ERC Starting Grants, which are part of the program Horizon Europe, are designed to help talented researchers who want to establish their research teams in Europe. The awarded candidates must have an excellent scientific track record showing scientific talent and an excellent research proposal for the next five years. These are evaluated on the basis of excellence as the sole criterion by selected international peer reviewers.

 

 About the CLIMB project 

The Standard Model of Particle Physics is one of the most complete scientific theories we have developed so far. Despite its hugely successful predictive power, it still fails to explain some observations that are key to understanding our Universe, such as the dominance of matter over antimatter. In the Large Hadron Collider (LHC) at CERN, the LHCb experiment studies decays of b quarks, which result from the proton collisions. The CLIMB project focuses on the rare decays which are those that occur less than once in every million decays. The scarcity of these decays makes them very sensitive to the existence of new particles and forces beyond the Standard Model, which can modify their properties. In recent years, a set of deviations from the predictions of the Standard Model have been observed in the decays of b quarks to an s quark and two leptons, electrons or muons, (b -> s ll), which could be an indication of the existence of new physics.

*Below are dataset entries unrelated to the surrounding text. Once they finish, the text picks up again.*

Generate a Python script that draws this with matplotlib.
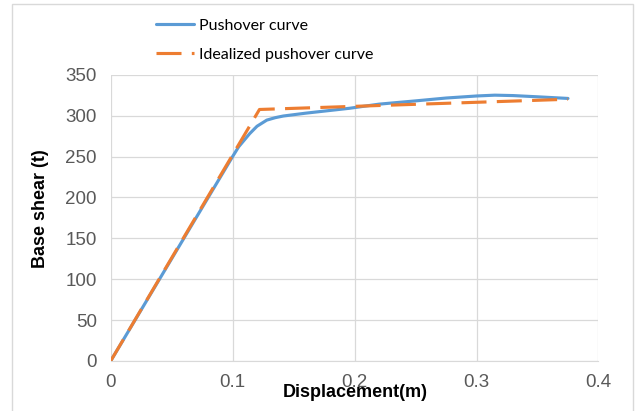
import matplotlib.pyplot as plt

# Curva pushover (deslocamento em m, cortante na base em t)
desloc_push = [0.0, 0.05, 0.10, 0.105, 0.114, 0.12, 0.128, 0.135, 0.1415, 0.16,
               0.196, 0.22, 0.25, 0.275, 0.30, 0.315, 0.33, 0.35, 0.375]
corte_push = [0.0, 125, 250, 262, 278, 287, 294.5, 297.5, 299.5, 303,
              309, 314, 318, 321.5, 324, 325, 324.5, 323, 321]

# Curva pushover idealizada (bilinear)
desloc_ideal = [0.0, 0.122, 0.375]
corte_ideal = [0.0, 307.5, 320]

xticks = [0, 0.1, 0.2, 0.3, 0.4]
xtick_labels = ['0', '0.1', '0.2', '0.3', '0.4']
yticks = [0, 50, 100, 150, 200, 250, 300, 350]

azul = '#5B9BD5'
laranja = '#ED7D31'
cinza = '#D9D9D9'

fig = plt.figure(figsize=(6.35, 4.11), dpi=100)
fig.patches.append(plt.Rectangle((0.019, -0.02), 0.978, 1.01, transform=fig.transFigure,
                                 fill=False, edgecolor='#D9D9D9', linewidth=1))
ax = fig.add_axes([0.1743, 0.1217, 0.7682, 0.6965])

ax.plot(desloc_push, corte_push, color=azul, linewidth=2.25, label='Pushover curve',
        solid_capstyle='round', solid_joinstyle='round', zorder=3)
ax.plot(desloc_ideal, corte_ideal, color=laranja, linewidth=2.25, dashes=(8, 3.3),
        label='Idealized pushover curve', zorder=4)

ax.set_xlim(0, 0.4)
ax.set_ylim(0, 350)
ax.set_xticks(xticks)
ax.set_xticklabels(xtick_labels)
ax.set_yticks(yticks)
ax.grid(True, color=cinza, linewidth=0.9)
ax.set_axisbelow(True)
for lado in ['top', 'right', 'left']:
    ax.spines[lado].set_visible(False)
ax.spines['bottom'].set_color(cinza)
ax.tick_params(length=0, labelsize=13.5, labelcolor='#595959')
ax.tick_params(axis='y', pad=10)
ax.tick_params(axis='x', pad=9.5)

for rotulo in ax.get_xticklabels() + ax.get_yticklabels():
    rotulo.set_fontfamily('Liberation Sans')

fig.text(0.559, 0.034, 'Displacement(m)', ha='center', va='baseline', fontsize=13,
         fontweight='bold', family='Liberation Sans')
fig.text(0.063, 0.4915, 'Base shear (t)', ha='center', va='center', rotation=90,
         fontsize=13, fontweight='bold', family='Liberation Sans')

fig.legend(loc='upper left', bbox_to_anchor=(0.2457, 0.955), frameon=False,
           prop={'family': 'Lato', 'size': 11.5}, handlelength=2.4, handletextpad=0.32,
           labelspacing=0.95, borderpad=0, borderaxespad=0)

fig.savefig('out.png', dpi=100)
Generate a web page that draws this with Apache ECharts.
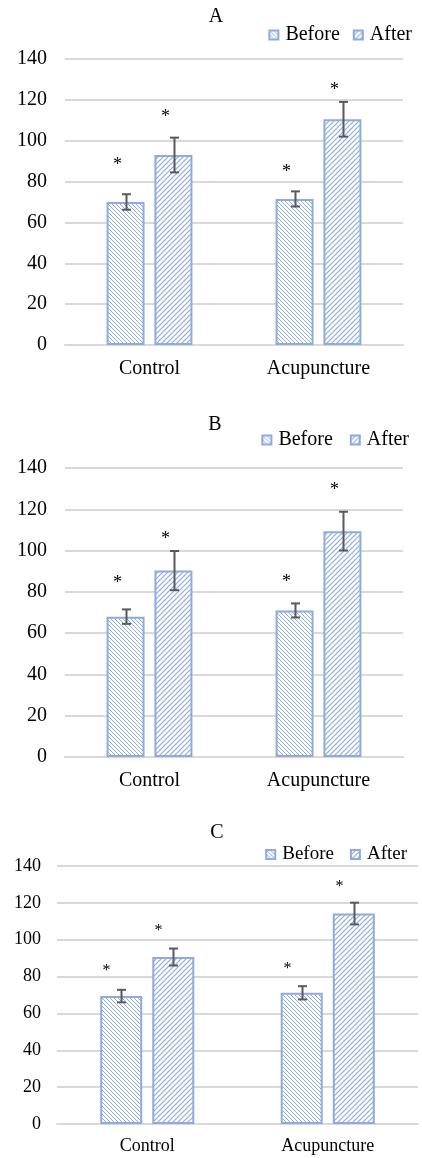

 The CLIMB project will explore even rarer decays of the b quark to a d quark and two leptons (b -> d ll), which occur once in 100 million. The b -> dll transitions are related to the b -> s ll transitions through the Cabibbo–Kobayashi–Maskawa (CKM) matrix that describes quark mixing in the Standard Model, but their hierarchy is not well understood. Explaining the origin of this hierarchy is the motivation for many new physics models, and therefore, accurately measuring the relationship between b -> sll and b -> dll decays is key information for these models. Due to its suppression, to this day we have very little experimental information on b -> dll transitions. CLIMB aims to radically change this situation. To this end, Dr. Marín’s team will use unique data from the LHCb experiment which contain billions of b quarks, and develop new reconstruction and analysis techniques in order to observe and measure the properties of these sneaky decays.

 

Carla Marín at the LHCb control room
Dr. Carla Marín at the LHCb control room on 5 July, 2022 (LHC Run 3 opening event).

In the words of Dr. Marín, “due to the rarity of these decays and the difficulty of measuring electrons at the LHCb experiment, new techniques of particle reconstruction and data analysis need to be developed, and here is where the challenge really lies. If we succeed, we will be able to compare transitions with muons and electrons, which should occur exactly the same number of times but which recent experiments indicate may not be the case. This would be clear evidence for the existence of Physics beyond the Standard Model.”

 

About Dr. Carla Marín

Carla Marín joined the Experimental Particle Physics Group at the Institute of Cosmos Sciences of the University of Barcelona in 2013 to initiate her doctoral thesis with prof. Lluís Garrido.

After obtaining her doctorate, she was a postdoctoral researcher at the Laboratoire de l'Accélérateur Linéaire, Orsay (2018-2021) and CERN (2021-2022).

In 2022, she rejoined the ICCUB where she is currently a tenure-track lecturer.

Outside Particle Physics, Carla Marin enjoys chess and playing football with colleagues from the Physics faculty at the regular weekly matches.